Chaos of Forms is the third observation from Boston-based thrash metal act Revocation, and a damn impressive one to say the least. Taking the very best of old school thrash metal, neo-thrash, technical death metal, and melodeath, the band seamlessly mixes their influences to a sound that is unique and instantly recognizable. Before Chaos of Forms is over, you'll even here some funky basslines and organ sections! Old school thrash purists may not like the frequent modern implications on Chaos of Forms, but anyone who enjoys top-notch technical thrash metal with a melodic twist should find plenty to enjoy here. Revocation is a band with plenty of tricks up their sleeves, and this currently stands as one of 2011's most unique and impressive thrash metal releases. Fans of the genre shouldn't miss out!
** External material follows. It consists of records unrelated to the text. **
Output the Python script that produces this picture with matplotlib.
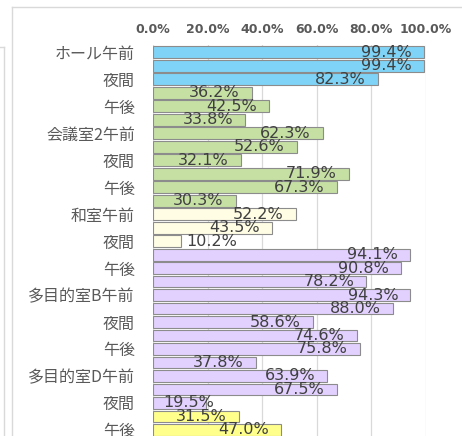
import numpy as np
import matplotlib
matplotlib.use("Agg")
from matplotlib import pyplot as plt
from matplotlib.lines import Line2D

plt.rcParams['font.family'] = ['Noto Sans CJK JP', 'DejaVu Sans']

# rooms, in order from the top of the chart down
rooms = ['ホール', '会議室1', '会議室2', '会議室3', '和室',
         '多目的室A', '多目的室B', '多目的室C', '多目的室D', 'その他']
slots = ['午前', '午後', '夜間']

# usage rate (%) per room and time slot
values = [99.4, 99.4, 82.3,
          36.2, 42.5, 33.8,
          62.3, 52.6, 32.1,
          71.9, 67.3, 30.3,
          52.2, 43.5, 10.2,
          94.1, 90.8, 78.2,
          94.3, 88.0, 58.6,
          74.6, 75.8, 37.8,
          63.9, 67.5, 19.5,
          31.5, 47.0]

room_colors = ['#7fd3f6', '#c6e0a4', '#c6e0a4', '#c6e0a4', '#fffde4',
               '#e2d0ff', '#e2d0ff', '#e2d0ff', '#e2d0ff', '#ffff8c']

xticks = [0, 20, 40, 60, 80, 100]

labels = [(rooms[i // 3] + slots[0]) if i % 3 == 0 else slots[i % 3] for i in range(len(values))]
colors = [room_colors[i // 3] for i in range(len(values))]

fig = plt.figure(figsize=(4.62, 4.36), dpi=100)
ax = fig.add_axes([153 / 462, 0, 273 / 462, (436 - 45.5) / 436])

y = np.arange(len(values))
ax.barh(y, values, height=0.88, color=colors, edgecolor='#8c8c8c', linewidth=0.8, zorder=3)

ax.set_xlim(0, 100)
ax.set_ylim(28.45, -0.5)

ax.xaxis.tick_top()
ax.set_xticks(xticks)
ax.set_xticklabels(['{:.1f}%'.format(t) for t in xticks], family='DejaVu Sans',
                   fontsize=9, fontweight='bold', color='#595959')
ax.tick_params(axis='x', length=0, pad=7)
ax.grid(axis='x', color='#d9d9d9', linewidth=0.9, zorder=0)

# excel only shows every other category label
ax.set_yticks(y[::2])
ax.set_yticklabels(labels[::2], fontsize=11.5, color='#595959')
ax.tick_params(axis='y', length=0, pad=13)

for s in ax.spines.values():
    s.set_visible(False)

for yi, v in zip(y, values):
    txt = '{:.1f}%'.format(v)
    if v < 15:
        ax.text(v + 2, yi, txt, ha='left', va='center', fontsize=11.5,
                family='DejaVu Sans', color='#404040', zorder=4)
    else:
        ax.text(max(v - 4.5, 22.5), yi, txt, ha='right', va='center', fontsize=11.5,
                family='DejaVu Sans', color='#404040', zorder=4)

# chart frame lines (cropped screenshot)
fig.add_artist(Line2D([12 / 462, 12 / 462], [0, 1 - 7 / 436], color='#d9d9d9', lw=1))
fig.add_artist(Line2D([12 / 462, 1], [1 - 7 / 436, 1 - 7 / 436], color='#d9d9d9', lw=1))
fig.add_artist(Line2D([0, 4 / 462], [1 - 47 / 436, 1 - 47 / 436], color='#d9d9d9', lw=1))
fig.add_artist(Line2D([4 / 462, 4 / 462], [0, 1 - 47 / 436], color='#d9d9d9', lw=1))

fig.savefig('out.png', dpi=100, facecolor='#ffffff')
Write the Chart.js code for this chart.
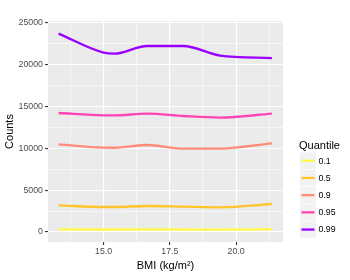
<!DOCTYPE html>
<html><head><meta charset="utf-8">
<script src="https://cdn.jsdelivr.net/npm/chart.js@4"></script>
<style>html,body{margin:0;padding:0;background:#fff}#wrap{width:350px;height:280px}</style>
</head><body><div id="wrap"><canvas id="c" width="350" height="280"></canvas></div>
<script>
const bmi = [13.3, 15.0, 15.4, 16.64, 18.0, 19.4, 21.35];
const q01 = [320, 300, 300, 310, 300, 290, 330];
const q05 = [3193, 2990, 2990, 3110, 3040, 2954, 3349];
const q09 = [10489, 10094, 10080, 10405, 9975, 9975, 10609];
const q095 = [14232, 13957, 13950, 14161, 13874, 13683, 14161];
const q099 = [23732, 21460, 21340, 22250, 22250, 21100, 20810];
const quantileLabels = ['0.1', '0.5', '0.9', '0.95', '0.99'];
const seriesValues = [q01, q05, q09, q095, q099];
const colors = ['#FFF94A', '#FFC52A', '#FF8C78', '#FF45B5', '#9A00FF'];
const xTicks = [15, 17.5, 20];
const yTicks = [0, 5000, 10000, 15000, 20000, 25000];
const xTitle = 'BMI (kg/m\u00B2)';
const yTitle = 'Counts';
const legendTitle = 'Quantile';

const FONT = "'Liberation Sans', Arial, sans-serif";

function withMinor(major, lo, hi) {
  const step = major[1] - major[0];
  const out = [];
  let v = major[0] - step;
  while (v <= hi + 1e-9) {
    if (v >= lo) out.push({value: v, major: true});
    const m = v + step / 2;
    if (m >= lo && m <= hi) out.push({value: m, major: false});
    v += step;
  }
  return out.sort((a, b) => a.value - b.value);
}

const datasets = seriesValues.map((vals, i) => ({
  label: quantileLabels[i],
  data: bmi.map((x, j) => ({x: x, y: vals[j]})),
  borderColor: colors[i],
  backgroundColor: colors[i],
  borderWidth: 2.3,
  pointRadius: 0,
  cubicInterpolationMode: 'monotone',
  fill: false
}));

const panelBg = {
  id: 'panelBg',
  beforeDraw(chart) {
    const {ctx, chartArea: a} = chart;
    ctx.save();
    ctx.fillStyle = '#EBEBEB';
    ctx.fillRect(a.left, a.top, a.right - a.left, a.bottom - a.top);
    ctx.restore();
  }
};

const customLegend = {
  id: 'customLegend',
  afterDraw(chart) {
    const ctx = chart.ctx;
    ctx.save();
    ctx.fillStyle = '#000';
    ctx.font = '11px ' + FONT;
    ctx.textBaseline = 'middle';
    ctx.textAlign = 'left';
    ctx.fillText(legendTitle, 299, 146);
    const x0 = 300, w = 16, h = 16.5, step = 17.2, y0 = 152.5;
    chart.data.datasets.forEach((ds, i) => {
      const y = y0 + i * step;
      ctx.fillStyle = '#F2F2F2';
      ctx.fillRect(x0, y, w, h);
      ctx.strokeStyle = ds.borderColor;
      ctx.lineWidth = 2.3;
      ctx.beginPath();
      ctx.moveTo(x0 + 1.5, y + h / 2);
      ctx.lineTo(x0 + w - 1.5, y + h / 2);
      ctx.stroke();
      ctx.fillStyle = '#000';
      ctx.font = '8.8px ' + FONT;
      ctx.fillText(ds.label, 318.5, y + h / 2 + 0.5);
    });
    ctx.restore();
  }
};

new Chart(document.getElementById('c'), {
  type: 'line',
  data: {datasets: datasets},
  plugins: [panelBg, customLegend],
  options: {
    responsive: false,
    animation: false,
    layout: {padding: {top: 21, right: 67, bottom: 0, left: 0}},
    plugins: {legend: {display: false}, tooltip: {enabled: false}},
    scales: {
      x: {
        type: 'linear',
        min: 12.9,
        max: 21.77,
        afterBuildTicks(s) { s.ticks = withMinor(xTicks, s.min, s.max); },
        afterFit(s) { s.height = 38; },
        border: {display: false},
        grid: {
          color: c => '#FFFFFF',
          lineWidth: c => (c.tick && c.tick.major) ? 1.1 : 0.55,
          tickColor: c => (c.tick && c.tick.major) ? '#333333' : 'rgba(0,0,0,0)',
          tickLength: 3,
          drawOnChartArea: true
        },
        ticks: {
          autoSkip: false,
          maxRotation: 0,
          padding: 1,
          color: '#4D4D4D',
          font: {family: FONT, size: 8.8},
          callback: function(v, i, t) { return t[i].major ? (Math.round(v * 10) / 10).toFixed(1) : ''; }
        },
        title: {display: true, text: xTitle, color: '#000', font: {family: FONT, size: 11}, padding: {top: 0, bottom: 7}}
      },
      y: {
        type: 'linear',
        min: -1196,
        max: 25239,
        afterBuildTicks(s) { s.ticks = withMinor(yTicks, s.min, s.max); },
        afterFit(s) { s.width = 48; },
        border: {display: false},
        grid: {
          color: c => '#FFFFFF',
          lineWidth: c => (c.tick && c.tick.major) ? 1.1 : 0.55,
          tickColor: c => (c.tick && c.tick.major) ? '#333333' : 'rgba(0,0,0,0)',
          tickLength: 3
        },
        ticks: {
          autoSkip: false,
          padding: 2,
          color: '#4D4D4D',
          font: {family: FONT, size: 8.8},
          callback: function(v, i, t) { return t[i].major ? String(Math.round(v)) : ''; }
        },
        title: {display: true, text: yTitle, color: '#000', font: {family: FONT, size: 11}, padding: {top: 3, bottom: 0}}
      }
    }
  }
});
</script></body></html>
The music here is a bit difficult to pin down, but I guess the best description is technical thrash/death metal. The melodic leads, progressive tendencies, or even the funky section in "Harlot" keep Chaos of Forms from ever coming across as derivative though, and Revocation always sports a sound that is distinctly their own. Even though the music does have an obvious old school thrash metal influence, the sleek and modern production keep Chaos of Forms from ever sounding like something that could be mistaken as an eighties' album. Revocation are also quite skillful musicians, and the band is a very well-oiled and technically outstanding machine - these guys honestly sound like absolute veterans of the genre! This is one of the most talented acts (from a technical perspective, at least) that I've heard in quite a while.

With Chaos of Forms, it seems that Revocation have found the perfect balance between technicality and melody, innovation and familiarity, and complexity and accessibility. This is a near-flawless thrash metal album that features powerful and and extremely heavy compositions from some of the finest musicians in the biz - what more could any fan possibly ask for? Revocation have really won me over with this album, and I'll be eagerly awaiting any future efforts from their direction. 4 stars are very well-deserved in this case. This is one of the year's best modern thrash albums for sure!

Revocation: Chaos of Forms
Posted by Brian Block, SoT Staff Writer on 2011-09-11 18:55:17
My Score:

Revocation is an American thrash metal act that's been around since 2006. They play a sort of melodic thrash metal, which sounds really good and suits the band very well. The album is really an all around effort with three out of the four band members contributing on vocals. This thrash metal band displays a bunch of extras to go along with their standard thrash sound that include some funky slap bass lines, melodic guitar passages that aren't usually found on thrash metal releases, and even an organ section or two.

Usually thrash metal, at least for me, gets kind of boring after awhile, especially on the longer albums, but with this album that doesn't happen at all. Though some of the songs sound very similar there is enough difference that it makes it highly enjoyable. The guitar solo to open up "Conjuring the Cataclysm", for example, is absolutely killer, but other parts of the album sound kind of repetitive. The title track is another great track, perhaps my favorite on the album, with a bunch of awesome guitar solos and great drumming as well. Speaking of the drums, which are played excellently by Phil Dubois-Coyne, the drums on this album are very fast and they meld very well with the guitar work which is lightning fast as well. Besides great drumming and fast guitar work, this album also has some great vocals too. As I mentioned before, three of the band members sing so sometimes it's hard to tell who's singing, but the different vocal styles really help this album out. I really like the vocal parts where all of the band members sing together, even though it sometimes doesn't fit the songs. On a couple of tracks, such as No Funeral, the harmony vocals don't quite fit, but I still like the songs.

This album is in your face right from the start of the album, and it doesn't pull always until the last chord of "Reprogrammed". Filled with cruising guitar lines and staccato riffs that really add flavor to the album this album is highly recommended for any metal fan especially those of the thrash variety. Chaos of Forms easily deserves 4 stars.